Another thing we've learned is that experimental and nonlinear work has been least successful, as determined by audience response. We’ve heard that loud and clear on three different projects now. I always have to remind myself that at the core you have to provide a good story and that’s what brings people in. Theater is an art of storytelling.
Finally, I’m a huge proponent of prototyping and taking small, incremental steps to improve based on what you learn. The analogy I like to give is climbing up two feet and trying out your parachute and then climbing up another two feet, rather than just jumping off a cliff and hoping that the parachute opens. The more you can iterate, prototype and experiment, that can be really valuable. It’s a way to take calculated risks.
Schulenburg: We’ve been talking a lot about the role human contact plays in the work you do at Off-Center, so I wanted to end by mentioning the New York Times article, "Human Contact Is Now A Luxury Good" – have you seen it?

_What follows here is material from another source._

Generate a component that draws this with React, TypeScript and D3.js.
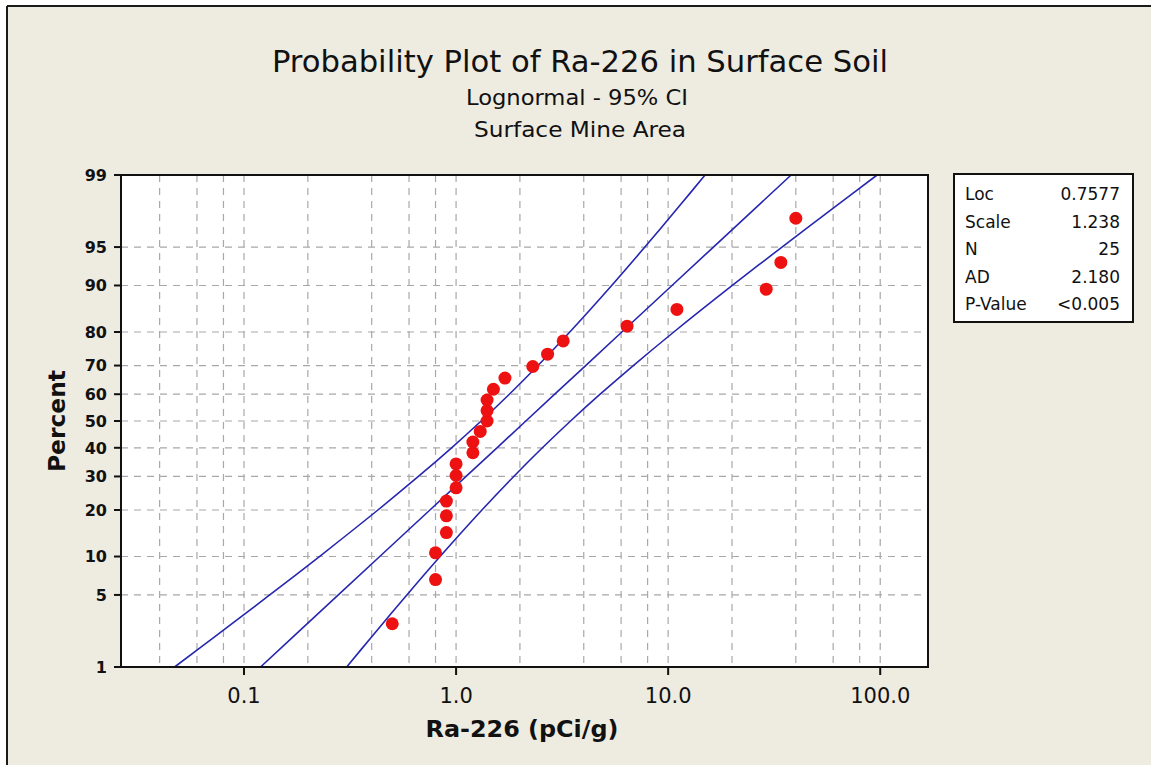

Miller: Oh yes, I did see this piece.
Schulenburg: The research suggests that it used to be that people who had resources and money had access to screens. Now, it's reversed—folks who are economically distressed have screens around them all the time and human contact has become a luxury good for the wealthy. What’s so interesting to me about the work that you are doing, it feels like it's connected to that, that you are hitting on the significance of direct human contact. It seems to me like you're tapping into a real wellspring of hunger.
Miller: I think you're right there. This relates to why I think millennials are drawn to immersive work. Our lives are mediated through screens, and theater like this forces you to put your screen down and to just be real, present and embodied.
Spending an hour with a stranger and just getting to know them is a unique experience; you put yourself in someone else’s shoes and see the world from a different point of view. My hope is that this can wake us up from the monotony of our everyday routine and give us a new perspective on our own lives and on the world. That’s what we’re really trying to do at the end of the day. That’s what theater can do best.